St. Olaf College is taking the unusual step of removing the name of a once-beloved professor from a campus building because of what it calls “credible evidence” of sexual misconduct over the course of several decades.

Since 2002, the arts building has been named in honor of Reidar Dittmann, a Holocaust survivor who taught art and Norwegian at the Northfield college for more than 45 years and died in 2010 at age 88.

But on Thursday, St. Olaf President David Anderson announced that Dittmann’s name will come down from the building amid revelations that multiple former students had come forward with accusations of sexual misconduct.

“This is a very difficult day at the college,” Anderson said in an interview. “Frankly, every college has something like this in its history, and when you become aware of it, you have to respond to it.”
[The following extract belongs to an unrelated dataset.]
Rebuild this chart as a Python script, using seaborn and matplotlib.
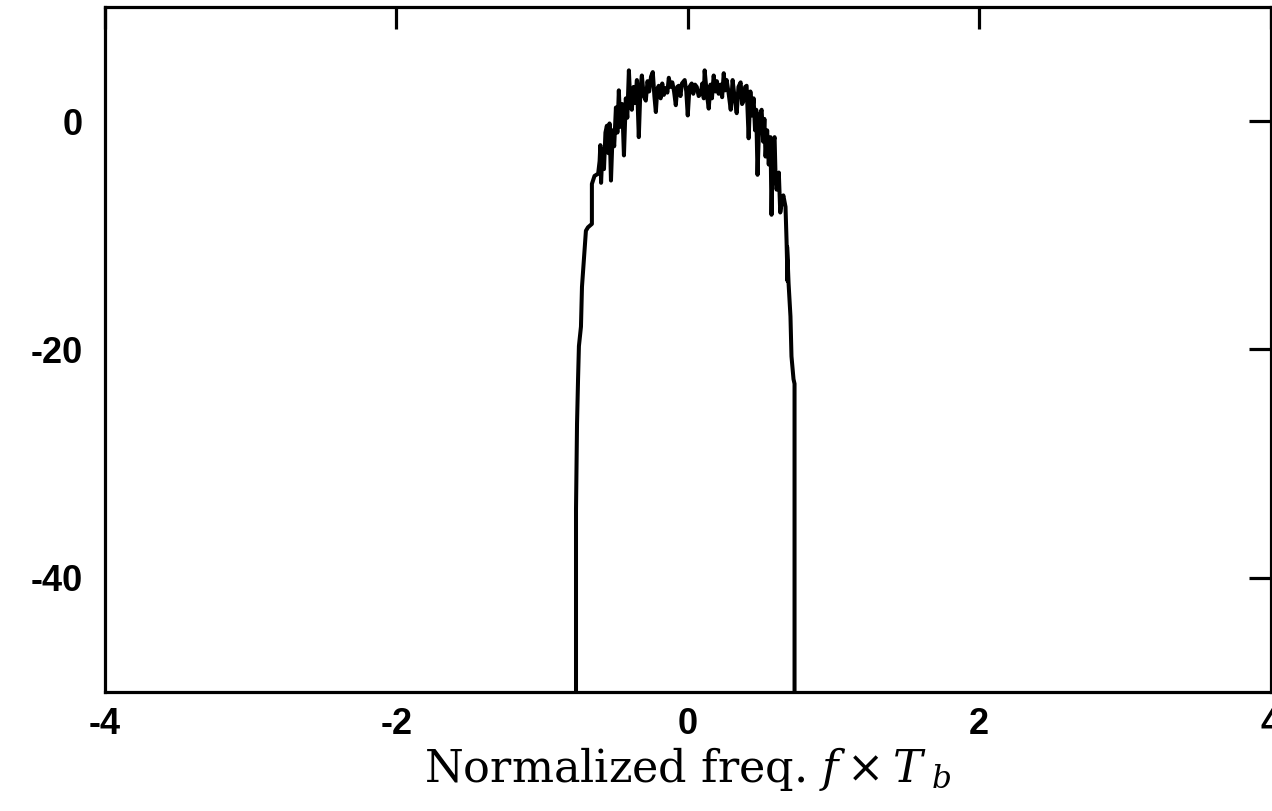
"""
Power spectral density of the filtered signal vs normalized frequency
"""
import pandas as pd
import matplotlib
matplotlib.use("Agg")
import matplotlib.pyplot as plt
import seaborn as sns

# Curve (normalized freq, PSD in dB)
freq = [
    # left skirt
    -0.767, -0.767, -0.760, -0.753, -0.747, -0.733, -0.726, -0.712, -0.699, -0.685,
    -0.658, -0.658, -0.640, -0.615,
    # noisy top
    -0.605, -0.600, -0.595, -0.585, -0.575, -0.565, -0.555, -0.545, -0.537, -0.527,
    -0.515, -0.505, -0.493, -0.483, -0.473, -0.463, -0.450, -0.438, -0.425, -0.415,
    -0.404, -0.394, -0.384, -0.372, -0.362, -0.349, -0.336, -0.325, -0.315, -0.302,
    -0.288, -0.276, -0.265, -0.252, -0.240, -0.229, -0.219, -0.209, -0.199, -0.186,
    -0.175, -0.164, -0.150, -0.140, -0.130, -0.118, -0.106, -0.094, -0.082, -0.072,
    -0.062, -0.050, -0.040, -0.021, -0.010, 0.000, 0.012, 0.027, 0.038, 0.050,
    0.062, 0.075, 0.089, 0.100, 0.110, 0.116, 0.130, 0.144, 0.156, 0.166,
    0.178, 0.190, 0.200, 0.212, 0.225, 0.236, 0.247, 0.257, 0.267, 0.280,
    0.295, 0.308, 0.322, 0.336, 0.348, 0.363, 0.373, 0.384, 0.394, 0.404,
    0.418, 0.430, 0.440, 0.452, 0.462, 0.470, 0.479, 0.492, 0.507, 0.518,
    0.526, 0.534, 0.545, 0.556, 0.568, 0.575, 0.585, 0.596, 0.603, 0.610,
    0.625, 0.635, 0.644, 0.656,
    # right skirt
    0.671, 0.678, 0.685, 0.682, 0.692, 0.705, 0.712, 0.726, 0.733, 0.733,
]
psd_db = [
    -50.0, -34.0, -26.5, -22.6, -19.7, -18.0, -14.5, -12.0, -9.6, -9.3,
    -9.0, -5.5, -4.8, -4.6,
    -3.5, -2.1, -5.4, -2.5, -4.2, -1.0, -0.4, -2.8, -0.2, -5.2,
    -0.8, -2.2, 1.2, -1.0, 2.7, -0.5, 1.5, -3.0, 2.0, 0.3,
    4.45, 1.5, 1.0, 3.0, 1.6, 3.6, -1.4, 2.8, 4.0, 2.2,
    1.8, 3.5, 2.6, 3.9, 4.3, 2.2, 0.8, 2.8, 3.1, 2.0,
    3.3, 2.3, 2.9, 2.5, 3.8, 3.0, 3.4, 2.6, 1.4, 3.0,
    3.1, 2.2, 3.3, 3.6, 2.6, 0.5, 3.0, 3.3, 2.4, 3.2,
    3.0, 2.2, 2.4, 3.3, 2.0, 4.45, 2.5, 1.1, 3.2, 2.0,
    4.0, 2.6, 3.5, 2.4, 3.2, 2.1, 4.2, 2.7, 3.6, 2.5,
    1.0, 3.6, 2.0, 0.7, 3.0, 3.4, 1.5, 1.8, 3.0, 3.1,
    -1.5, 2.6, 0.5, 2.0, -0.8, 1.0, -4.7, 0.5, 1.0, -1.8,
    0.2, -3.1, -0.8, -3.8, -1.4, -8.2, -2.0, -1.4, -5.0, -6.0,
    -4.5, -8.0, -7.2, -6.5,
    -7.5, -10.4, -14.0, -11.0, -14.2, -17.1, -20.6, -22.6, -23.0, -50.0,
]

x_ticks = [-4, -2, 0, 2, 4]
y_ticks = [0, -20, -40]

sns.set_theme(style="white")
plt.rcParams["font.family"] = ["Liberation Sans", "DejaVu Sans"]
plt.rcParams["mathtext.fontset"] = "dejavuserif"
plt.rcParams["axes.unicode_minus"] = False

fig = plt.figure(figsize=(12.72, 8.11), dpi=100)
ax = fig.add_axes([105 / 1272, 119 / 811, 1165.5 / 1272, 685 / 811])

spectrum = pd.DataFrame({"freq": freq, "psd": psd_db})
sns.lineplot(data=spectrum, x="freq", y="psd", sort=False, estimator=None,
             color="black", linewidth=2.9, ax=ax)

ax.set_xlim(-4, 4)
ax.set_ylim(-50, 10)
ax.set_xticks(x_ticks)
ax.set_yticks(y_ticks)
ax.tick_params(direction="in", length=16, width=2.3, top=True, right=True,
               labelsize=26, colors="black")
ax.tick_params(axis="x", pad=11)
ax.tick_params(axis="y", pad=16)
for label in ax.get_xticklabels() + ax.get_yticklabels():
    label.set_fontweight("bold")
for spine in ax.spines.values():
    spine.set_visible(True)
    spine.set_linewidth(2.3)
    spine.set_color("black")

ax.set_xlabel(r"Normalized freq. $f \times T_{\ b}$", fontfamily="DejaVu Serif",
              fontsize=32, color="black", labelpad=2)
ax.set_ylabel("")

fig.savefig("out.png", dpi=100)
Dittmann’s family issued a statement that said: “We are shocked and dismayed by the turn of events that has resulted in stripping his name from the Art and Dance Center at St. Olaf College. The allegations of sexual misconduct from decades ago deeply trouble his family, many members of whom proudly attended the college and grew up with it as an integral part of our lives. We abhor sexual misconduct without exception, but we are also devastated by the impossibility of due process for the person we knew and loved.”

Anderson said the allegations, some dating back decades, surfaced in the past year as a result of St. Olaf efforts to reach out to survivors of sexual assault.

When the allegations began surfacing, Anderson ordered an investigation. Carl Lehmann, the college’s attorney, was able to confirm enough details through witnesses and records to support the sexual misconduct accounts, said Anderson.

He did not release details of the allegations.

“You reach a point where you have a sufficient degree of evidence that’s credible and verifiable and comes from multiple sources,” Anderson said. “Then you’re in a tough spot. Are you going to say, well, because the alleged perpetrator is deceased, we’re not going to take any steps, even though we have this very high degree of certainty of what happened? Or, knowing what we know now, we can’t go forward with that name on the building.”

In a campuswide letter Thursday, Anderson disclosed that “several alumni” had come forward saying they had been victims of sexual assault or misconduct by faculty or staff members in the past. He did not say how many identified Dittmann, who taught from 1947 to 1993, as the perpetrator.

“I’m the first person to say that Dittmann is a beloved figure by many,” said Anderson. He founded the school’s international studies program and was director of its art museum. The king of Norway awarded him the St. Olav Medal in 1977.

Born in Norway, Dittmann joined the resistance to fight the Nazis during World War II, and survived the notorious Buchenwald concentration camp, where he was a political prisoner. His story was memorialized in a short film, “Prisoner 32,232,” made for the Minnesota Historical Society’s Greatest Generation project.

After the war, he won a scholarship to study at St. Olaf, and joined the faculty in 1947.

His family denounced “the process used to indict our father posthumously; the haste with which the college reached its conclusion; and finally, the public humiliation our family is experiencing as a result of the college’s communications of their actions.”

In his campuswide letter, Anderson apologized to those who said they had been victims of Dittmann or other St. Olaf faculty or staff. “While we can’t change the past,” he wrote, “we can confront it and strive to make amends.”